--- Task to carry out ---
Retype exactly the lines below, beginning with the first and ending with the line where "font=dict(size=size, color=color, family=family)))" appears.

-- start of Given data --

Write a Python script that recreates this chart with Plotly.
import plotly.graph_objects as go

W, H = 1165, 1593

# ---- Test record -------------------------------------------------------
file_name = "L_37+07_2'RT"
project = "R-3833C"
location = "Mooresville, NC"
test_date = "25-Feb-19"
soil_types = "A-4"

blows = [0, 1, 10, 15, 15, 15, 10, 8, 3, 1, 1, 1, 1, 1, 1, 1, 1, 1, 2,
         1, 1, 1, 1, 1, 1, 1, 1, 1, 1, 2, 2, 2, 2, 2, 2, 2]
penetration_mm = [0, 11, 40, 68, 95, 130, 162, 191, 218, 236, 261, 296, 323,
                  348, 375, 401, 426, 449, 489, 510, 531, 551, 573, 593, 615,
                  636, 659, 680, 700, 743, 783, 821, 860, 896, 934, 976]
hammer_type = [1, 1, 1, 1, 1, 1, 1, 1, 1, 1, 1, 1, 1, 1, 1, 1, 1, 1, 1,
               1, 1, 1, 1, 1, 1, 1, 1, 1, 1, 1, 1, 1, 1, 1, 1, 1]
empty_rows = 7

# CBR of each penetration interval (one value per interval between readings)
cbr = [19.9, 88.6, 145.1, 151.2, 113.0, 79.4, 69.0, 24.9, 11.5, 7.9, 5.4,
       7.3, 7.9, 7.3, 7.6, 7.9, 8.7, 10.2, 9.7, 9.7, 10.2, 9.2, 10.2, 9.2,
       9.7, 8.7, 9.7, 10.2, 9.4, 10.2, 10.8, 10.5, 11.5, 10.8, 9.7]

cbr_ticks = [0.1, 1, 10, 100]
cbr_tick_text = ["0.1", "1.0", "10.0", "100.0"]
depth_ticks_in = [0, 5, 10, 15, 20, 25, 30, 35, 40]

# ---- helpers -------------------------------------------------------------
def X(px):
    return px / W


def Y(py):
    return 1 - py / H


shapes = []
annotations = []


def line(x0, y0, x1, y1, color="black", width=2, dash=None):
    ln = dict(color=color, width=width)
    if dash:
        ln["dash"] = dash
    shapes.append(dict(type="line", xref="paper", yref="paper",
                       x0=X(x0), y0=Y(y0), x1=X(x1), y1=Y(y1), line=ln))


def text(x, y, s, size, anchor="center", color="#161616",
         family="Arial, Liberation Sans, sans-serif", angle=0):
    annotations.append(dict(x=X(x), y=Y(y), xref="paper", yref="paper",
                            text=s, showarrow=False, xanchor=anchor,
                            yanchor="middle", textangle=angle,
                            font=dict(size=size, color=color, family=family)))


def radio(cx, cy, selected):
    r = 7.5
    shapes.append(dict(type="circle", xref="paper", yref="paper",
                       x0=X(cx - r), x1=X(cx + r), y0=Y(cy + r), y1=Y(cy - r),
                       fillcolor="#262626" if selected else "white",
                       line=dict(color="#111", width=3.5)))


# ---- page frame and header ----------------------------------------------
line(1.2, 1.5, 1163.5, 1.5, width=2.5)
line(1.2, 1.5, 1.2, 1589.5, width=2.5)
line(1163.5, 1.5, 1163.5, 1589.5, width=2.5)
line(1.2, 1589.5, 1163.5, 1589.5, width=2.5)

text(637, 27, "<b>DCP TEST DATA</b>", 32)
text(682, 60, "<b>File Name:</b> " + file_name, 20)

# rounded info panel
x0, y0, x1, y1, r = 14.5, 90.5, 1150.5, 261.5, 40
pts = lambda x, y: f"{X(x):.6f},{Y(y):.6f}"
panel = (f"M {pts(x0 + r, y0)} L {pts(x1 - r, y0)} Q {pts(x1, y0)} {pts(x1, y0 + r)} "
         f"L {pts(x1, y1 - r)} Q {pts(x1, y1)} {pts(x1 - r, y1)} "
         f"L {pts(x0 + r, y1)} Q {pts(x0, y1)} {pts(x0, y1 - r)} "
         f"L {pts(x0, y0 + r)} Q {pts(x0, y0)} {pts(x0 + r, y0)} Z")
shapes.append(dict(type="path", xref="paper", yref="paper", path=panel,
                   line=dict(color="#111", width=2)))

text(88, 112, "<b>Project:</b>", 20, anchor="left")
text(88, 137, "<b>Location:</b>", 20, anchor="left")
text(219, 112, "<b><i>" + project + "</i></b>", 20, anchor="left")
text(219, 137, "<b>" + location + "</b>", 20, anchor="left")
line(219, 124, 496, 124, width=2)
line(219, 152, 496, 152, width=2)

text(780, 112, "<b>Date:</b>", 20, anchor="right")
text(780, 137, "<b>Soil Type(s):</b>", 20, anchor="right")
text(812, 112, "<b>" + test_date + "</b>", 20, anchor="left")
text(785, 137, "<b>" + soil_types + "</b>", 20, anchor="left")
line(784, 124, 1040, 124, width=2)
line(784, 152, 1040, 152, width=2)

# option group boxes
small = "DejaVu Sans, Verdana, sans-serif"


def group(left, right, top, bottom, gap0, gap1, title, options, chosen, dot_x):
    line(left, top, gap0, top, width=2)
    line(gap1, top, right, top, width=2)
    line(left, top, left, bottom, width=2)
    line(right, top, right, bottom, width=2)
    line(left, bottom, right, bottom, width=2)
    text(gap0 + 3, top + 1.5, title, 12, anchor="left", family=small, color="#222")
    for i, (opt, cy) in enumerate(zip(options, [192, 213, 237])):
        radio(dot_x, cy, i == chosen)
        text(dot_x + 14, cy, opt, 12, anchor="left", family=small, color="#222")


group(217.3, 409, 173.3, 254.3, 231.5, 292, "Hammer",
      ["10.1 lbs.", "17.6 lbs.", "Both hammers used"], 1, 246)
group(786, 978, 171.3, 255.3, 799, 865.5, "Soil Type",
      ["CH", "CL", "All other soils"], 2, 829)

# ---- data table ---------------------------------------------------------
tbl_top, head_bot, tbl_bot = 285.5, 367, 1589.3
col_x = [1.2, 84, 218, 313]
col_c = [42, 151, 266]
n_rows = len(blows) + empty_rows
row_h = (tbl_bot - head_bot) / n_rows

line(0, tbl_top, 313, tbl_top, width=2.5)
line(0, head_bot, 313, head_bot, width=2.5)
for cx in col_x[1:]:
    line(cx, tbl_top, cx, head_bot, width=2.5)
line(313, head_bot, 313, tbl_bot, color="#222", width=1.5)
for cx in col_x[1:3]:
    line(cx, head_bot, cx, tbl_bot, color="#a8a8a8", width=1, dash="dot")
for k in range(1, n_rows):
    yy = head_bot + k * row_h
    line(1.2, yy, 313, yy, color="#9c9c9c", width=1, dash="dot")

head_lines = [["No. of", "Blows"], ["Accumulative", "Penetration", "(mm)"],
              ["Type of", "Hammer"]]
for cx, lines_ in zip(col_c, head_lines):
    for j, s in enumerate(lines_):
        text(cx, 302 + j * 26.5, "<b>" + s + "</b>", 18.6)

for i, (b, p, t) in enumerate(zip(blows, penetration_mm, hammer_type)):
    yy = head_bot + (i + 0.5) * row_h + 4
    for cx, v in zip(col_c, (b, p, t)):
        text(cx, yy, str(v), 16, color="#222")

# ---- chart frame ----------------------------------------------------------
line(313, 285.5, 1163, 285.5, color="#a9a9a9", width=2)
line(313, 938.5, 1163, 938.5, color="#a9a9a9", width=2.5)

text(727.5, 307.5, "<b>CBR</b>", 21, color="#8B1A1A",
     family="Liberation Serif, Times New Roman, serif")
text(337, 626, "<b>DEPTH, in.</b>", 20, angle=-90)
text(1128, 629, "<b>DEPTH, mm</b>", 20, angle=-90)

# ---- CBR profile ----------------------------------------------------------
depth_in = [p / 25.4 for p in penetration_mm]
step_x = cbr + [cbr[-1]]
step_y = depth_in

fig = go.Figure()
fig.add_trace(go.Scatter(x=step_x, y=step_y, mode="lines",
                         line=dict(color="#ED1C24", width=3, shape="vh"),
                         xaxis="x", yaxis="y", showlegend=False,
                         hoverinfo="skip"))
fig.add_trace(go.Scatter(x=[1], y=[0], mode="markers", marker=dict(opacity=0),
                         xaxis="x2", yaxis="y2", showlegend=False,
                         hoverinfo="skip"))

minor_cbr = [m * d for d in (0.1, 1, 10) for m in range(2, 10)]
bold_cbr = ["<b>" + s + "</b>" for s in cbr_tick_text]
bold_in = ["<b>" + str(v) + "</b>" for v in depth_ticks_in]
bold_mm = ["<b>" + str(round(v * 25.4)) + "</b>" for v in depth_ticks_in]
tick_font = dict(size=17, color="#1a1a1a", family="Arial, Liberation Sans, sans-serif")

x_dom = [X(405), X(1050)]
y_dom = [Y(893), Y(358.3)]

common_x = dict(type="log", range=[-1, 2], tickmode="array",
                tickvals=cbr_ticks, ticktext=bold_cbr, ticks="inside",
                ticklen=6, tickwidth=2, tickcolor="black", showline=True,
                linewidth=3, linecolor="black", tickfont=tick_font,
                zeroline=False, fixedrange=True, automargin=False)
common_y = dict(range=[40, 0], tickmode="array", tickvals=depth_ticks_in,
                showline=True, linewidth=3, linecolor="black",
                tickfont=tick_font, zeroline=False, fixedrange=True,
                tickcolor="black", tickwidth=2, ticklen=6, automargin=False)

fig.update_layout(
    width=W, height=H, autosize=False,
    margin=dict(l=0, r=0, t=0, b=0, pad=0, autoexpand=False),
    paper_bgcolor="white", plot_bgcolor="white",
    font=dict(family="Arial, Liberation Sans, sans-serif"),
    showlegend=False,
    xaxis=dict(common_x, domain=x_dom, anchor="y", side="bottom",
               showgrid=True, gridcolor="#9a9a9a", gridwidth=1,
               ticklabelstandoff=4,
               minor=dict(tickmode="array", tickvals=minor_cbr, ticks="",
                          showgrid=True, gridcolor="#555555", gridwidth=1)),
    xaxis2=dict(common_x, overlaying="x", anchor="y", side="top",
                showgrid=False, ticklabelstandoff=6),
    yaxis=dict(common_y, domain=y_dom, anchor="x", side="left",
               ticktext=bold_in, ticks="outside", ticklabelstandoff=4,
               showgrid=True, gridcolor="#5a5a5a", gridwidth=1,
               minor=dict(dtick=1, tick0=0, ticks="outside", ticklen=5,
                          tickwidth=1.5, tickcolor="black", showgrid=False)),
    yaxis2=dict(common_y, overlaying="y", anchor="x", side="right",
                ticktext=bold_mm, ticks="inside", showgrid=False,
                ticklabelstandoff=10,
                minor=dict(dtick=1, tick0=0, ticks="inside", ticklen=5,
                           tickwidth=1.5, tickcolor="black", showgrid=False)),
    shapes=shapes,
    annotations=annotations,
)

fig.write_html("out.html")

-- end of Given data --

--- The completed task ---
Write a Python script that recreates this chart with Plotly.
import plotly.graph_objects as go

W, H = 1165, 1593

# ---- Test record -------------------------------------------------------
file_name = "L_37+07_2'RT"
project = "R-3833C"
location = "Mooresville, NC"
test_date = "25-Feb-19"
soil_types = "A-4"

blows = [0, 1, 10, 15, 15, 15, 10, 8, 3, 1, 1, 1, 1, 1, 1, 1, 1, 1, 2,
         1, 1, 1, 1, 1, 1, 1, 1, 1, 1, 2, 2, 2, 2, 2, 2, 2]
penetration_mm = [0, 11, 40, 68, 95, 130, 162, 191, 218, 236, 261, 296, 323,
                  348, 375, 401, 426, 449, 489, 510, 531, 551, 573, 593, 615,
                  636, 659, 680, 700, 743, 783, 821, 860, 896, 934, 976]
hammer_type = [1, 1, 1, 1, 1, 1, 1, 1, 1, 1, 1, 1, 1, 1, 1, 1, 1, 1, 1,
               1, 1, 1, 1, 1, 1, 1, 1, 1, 1, 1, 1, 1, 1, 1, 1, 1]
empty_rows = 7

# CBR of each penetration interval (one value per interval between readings)
cbr = [19.9, 88.6, 145.1, 151.2, 113.0, 79.4, 69.0, 24.9, 11.5, 7.9, 5.4,
       7.3, 7.9, 7.3, 7.6, 7.9, 8.7, 10.2, 9.7, 9.7, 10.2, 9.2, 10.2, 9.2,
       9.7, 8.7, 9.7, 10.2, 9.4, 10.2, 10.8, 10.5, 11.5, 10.8, 9.7]

cbr_ticks = [0.1, 1, 10, 100]
cbr_tick_text = ["0.1", "1.0", "10.0", "100.0"]
depth_ticks_in = [0, 5, 10, 15, 20, 25, 30, 35, 40]

# ---- helpers -------------------------------------------------------------
def X(px):
    return px / W


def Y(py):
    return 1 - py / H


shapes = []
annotations = []


def line(x0, y0, x1, y1, color="black", width=2, dash=None):
    ln = dict(color=color, width=width)
    if dash:
        ln["dash"] = dash
    shapes.append(dict(type="line", xref="paper", yref="paper",
                       x0=X(x0), y0=Y(y0), x1=X(x1), y1=Y(y1), line=ln))


def text(x, y, s, size, anchor="center", color="#161616",
         family="Arial, Liberation Sans, sans-serif", angle=0):
    annotations.append(dict(x=X(x), y=Y(y), xref="paper", yref="paper",
                            text=s, showarrow=False, xanchor=anchor,
                            yanchor="middle", textangle=angle,
                            font=dict(size=size, color=color, family=family)))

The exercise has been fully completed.